Inwestorami w tym funduszu są konkurenci Orlenu z całego świata, od firm z krajów arabskich przez Amerykanów po Japończyków.
- Spotykamy się z nimi dwa razy w roku i wymieniamy pomysłami. Ich macierzyste korporacje de facto konkurują na tym samym rynku, natomiast z perspektywy funduszy VC wygląda to nieco inaczej – mówi Marek Garniewski.
Orlen VC współpracuje również z koncernowym akceleratorem start-upów.
- Gdy zauważymy start-up o dużym potencjale, ale będący jeszcze na zbyt wczesnym etapie rozwoju, kierujemy go do akceleratora, by wesprzeć rozwój technologii, pomóc zespołowi w wyzwaniach, współpracy z dużą grupą oraz sprawnym podejmowaniu decyzji.
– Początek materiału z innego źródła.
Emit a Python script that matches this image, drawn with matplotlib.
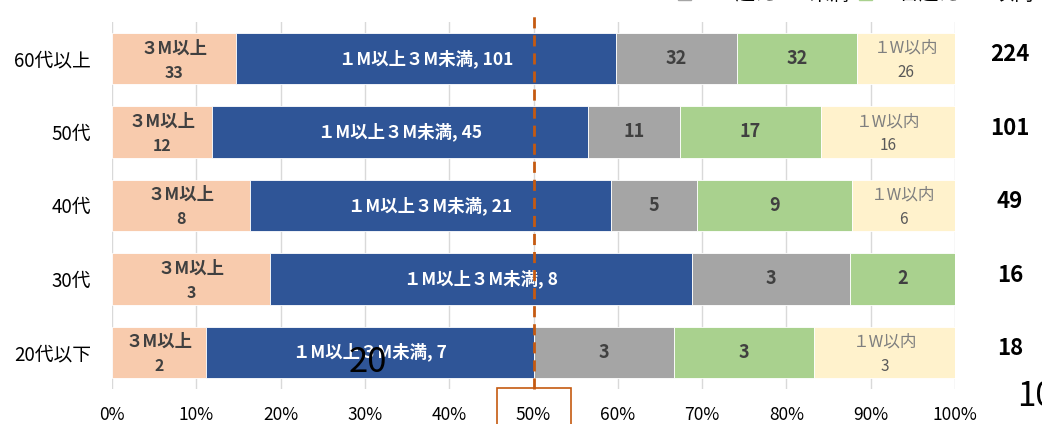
import matplotlib.pyplot as plt
import matplotlib.patches as mpatches
import numpy as np

plt.rcParams['font.family'] = ['Noto Sans CJK JP', 'DejaVu Sans']

# data
groups = ['60代以上', '50代', '40代', '30代', '20代以下']
m3_over = [33, 12, 8, 3, 2]
m1_m3 = [101, 45, 21, 8, 7]
w1_m1 = [32, 11, 5, 3, 3]
d_w1 = [32, 17, 9, 2, 3]
w1_in = [26, 16, 6, 0, 3]
totals = [224, 101, 49, 16, 18]
xticks = [0, 10, 20, 30, 40, 50, 60, 70, 80, 90, 100]
legend_labels = ['１W超え１M未満', '１日超え１W以内']

colors = ['#F8CBAD', '#2F5597', '#A5A5A5', '#A9D18E', '#FFF2CC']
orange = '#C55A11'

series = np.array([m3_over, m1_m3, w1_m1, d_w1, w1_in], dtype=float)
tot = series.sum(axis=0)
pct = series / tot * 100

fig = plt.figure(figsize=(10.42, 4.24), dpi=100)
ax = fig.add_axes([0.1075, 0.0825, 0.809, 0.866])

y = np.arange(len(groups))
left = np.zeros(len(groups))
for i in range(5):
    ax.barh(y, pct[i], left=left, height=0.7, color=colors[i],
            edgecolor='white', linewidth=0.6, zorder=2)
    for j in range(len(groups)):
        v = series[i][j]
        if v == 0:
            continue
        cx = left[j] + pct[i][j] / 2
        if i == 0:
            ax.text(cx, y[j] - 0.14, '３M以上', ha='center', va='center',
                    fontsize=12.5, color='#404040', fontweight='bold', zorder=3)
            ax.text(cx, y[j] + 0.19, '%d' % v, ha='center', va='center',
                    fontsize=11.5, color='#404040', fontweight='bold', zorder=3)
        elif i == 1:
            ax.text(cx, y[j], '１M以上３M未満, %d' % v, ha='center', va='center',
                    fontsize=12.5, color='white', fontweight='bold', zorder=3)
        elif i in (2, 3):
            ax.text(cx, y[j], '%d' % v, ha='center', va='center',
                    fontsize=13, color='#404040', fontweight='bold', zorder=3)
        else:
            ax.text(cx, y[j] - 0.14, '１W以内', ha='center', va='center',
                    fontsize=12, color='#7F7F7F', zorder=3)
            ax.text(cx, y[j] + 0.19, '%d' % v, ha='center', va='center',
                    fontsize=11, color='#595959', zorder=3)
    left += pct[i]

for j in range(len(groups)):
    ax.text(106.5, y[j] - 0.05, str(totals[j]), ha='center', va='center',
            fontsize=16, fontweight='bold', color='black', clip_on=False)

ax.set_xlim(0, 100)
ax.set_ylim(len(groups) - 0.5, -0.5)
ax.set_xticks(xticks)
ax.set_xticklabels(['%d%%' % t for t in xticks], fontsize=12.5)
ax.set_yticks(y)
ax.set_yticklabels(groups, fontsize=13.5)
ax.tick_params(axis='both', length=0)
ax.tick_params(axis='x', pad=12)
ax.tick_params(axis='y', pad=15)
ax.grid(axis='x', color='#D9D9D9', linewidth=1, zorder=0)
for s in ax.spines.values():
    s.set_visible(False)

# 50% marker
ax.plot([50, 50], [len(groups) - 0.5, -0.65], color=orange, linestyle=(0, (4, 2.5)),
        linewidth=2, zorder=4, clip_on=False)
box = mpatches.Rectangle((497 / 1042, -0.01), 74 / 1042, 0.095, transform=fig.transFigure,
                         fill=False, edgecolor=orange, linewidth=1.2)
fig.patches.append(box)

# stray labels
fig.text(368 / 1042, 1 - 362 / 424, '20', ha='center', va='center', fontsize=25)
fig.text(1017 / 1042, 1 - 397 / 424, '10', ha='left', va='center', fontsize=24)

# legend, clipped at top of image
handles = [mpatches.Patch(color=colors[2]), mpatches.Patch(color=colors[3])]
fig.legend(handles, legend_labels, loc='center left', bbox_to_anchor=(660 / 1042, 1.012),
           ncol=2, frameon=False, fontsize=14, handlelength=0.7, handleheight=0.7,
           columnspacing=0.5, handletextpad=0.4)

fig.savefig('out.png', dpi=100)
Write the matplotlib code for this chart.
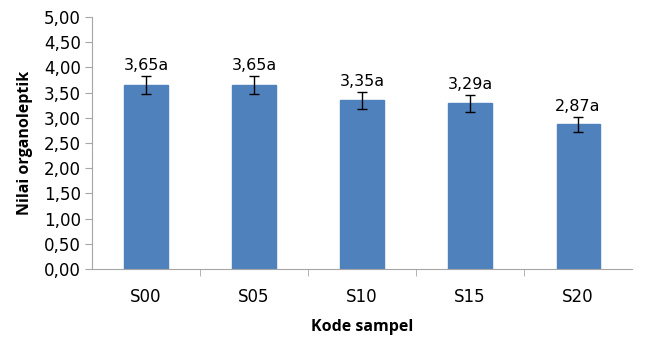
import matplotlib
matplotlib.use('Agg')
import matplotlib.pyplot as plt
import numpy as np

# data
kode = ['S00', 'S05', 'S10', 'S15', 'S20']
nilai = [3.65, 3.65, 3.35, 3.29, 2.87]
galat = [0.18, 0.18, 0.17, 0.17, 0.15]
notasi = ['a', 'a', 'a', 'a', 'a']

plt.rcParams['font.family'] = ['Open Sans', 'DejaVu Sans']
num_font = ['DejaVu Sans']

fig = plt.figure(figsize=(6.64, 3.37), dpi=100)
ax = fig.add_axes([0.1386, 0.2018, 0.952 - 0.1386, 0.9496 - 0.2018])

x = np.arange(len(kode))
ax.bar(x, nilai, width=0.4, color='#4f81bd', edgecolor='#4f81bd', zorder=2)
ax.errorbar(x, nilai, yerr=galat, fmt='none', ecolor='black', elinewidth=1,
            capsize=3.5, capthick=1, zorder=3)

for xi, v, e, n in zip(x, nilai, galat, notasi):
    ax.text(xi, v + e + 0.06, f'{v:.2f}'.replace('.', ',') + n,
            ha='center', va='bottom', fontsize=11.5, family=num_font)

ax.set_xlim(-0.5, len(kode) - 0.5)
ax.set_ylim(0, 5)
yt = np.arange(0, 5.01, 0.5)
ax.set_yticks(yt)
ax.set_yticklabels([f'{t:.2f}'.replace('.', ',') for t in yt], fontsize=12, family=num_font)
ax.set_xticks(x)
ax.set_xticklabels(kode, fontsize=12, family=num_font)
ax.set_xticks(np.arange(0.5, len(kode) - 0.5, 1), minor=True)
ax.tick_params(axis='x', which='major', length=0, pad=14)
ax.tick_params(axis='x', which='minor', length=5, color='#a6a6a6', direction='out')
ax.tick_params(axis='y', length=5, color='#a6a6a6', direction='out', pad=3)

for s in ['top', 'right']:
    ax.spines[s].set_visible(False)
for s in ['left', 'bottom']:
    ax.spines[s].set_color('#a6a6a6')

ax.set_xlabel('Kode sampel', fontsize=11.5, fontweight='bold', labelpad=9)
ax.set_ylabel('Nilai organoleptik', fontsize=11.5, fontweight='bold', labelpad=8)

fig.savefig('out.png', dpi=100)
Obserwujemy nie tylko technologię, lecz także sposób działania osób odpowiedzialnych za biznes, co często pozwala nam wskazać obiecujące projekty inwestycyjne – mówi Marek Garniewski.
Jedną ze spółek, która przeszła taką drogę, jest CThings.co. Uczestniczyła w akceleratorze, a następnie trafiła do portfolio Orlen VC. Podobnie wygląda współpraca z działem R&D. Apeiron Synthesis był testowany i rozwijany równolegle przez R&D, co umożliwiło dokładne poznanie technologii i podjęcie decyzji o inwestycji.
Dla dużej korporacji uruchomienie własnego funduszu CVC nie jest wielkim wysiłkiem. Należy zrekrutować kilka osób z doświadczeniem w branży VC, które będą wybierać innowacyjne projekty i start-upy oraz prowadzić proces inwestycyjny od strony formalno-organizacyjnej. W Polsce zwyczajowo takie fundusze mają formę ASI [alternatywnej spółki inwestycyjnej - red.], ale jeżeli inwestorem jest wyłącznie dana korporacja, może to być po prostu odrębna spółka kapitałowa w grupie.
Wszyscy światowi giganci, tacy jak Alphabet, Intel, Meta, GE, Cisco, mają fundusze CVC. W Polsce ma je kilka dużych banków oraz instytucji finansowych, a także chociażby Orlen, PGE, Totalizator Sportowy.
Działalności inwestorów korporacyjnych wspierających start-upy sprzyja Komisja Europejska. Pracuje nad tzw. European Innovation Act, który ma zapewnić narzędzia wsparcia innowacji i badań w celu podniesienia konkurencyjności gospodarek państw UE.
W Polsce PFR Ventures ma odrębny program PFR CVC, w którym korporacje mogą skorzystać ze wsparcia finansowego dla planowanych inwestycji w start-upy. Program ten rozkłada ryzyko finansowania innowacyjnych przedsięwzięć oraz zawiera preferencje w podziale zysku z funduszu dla prywatnego inwestora.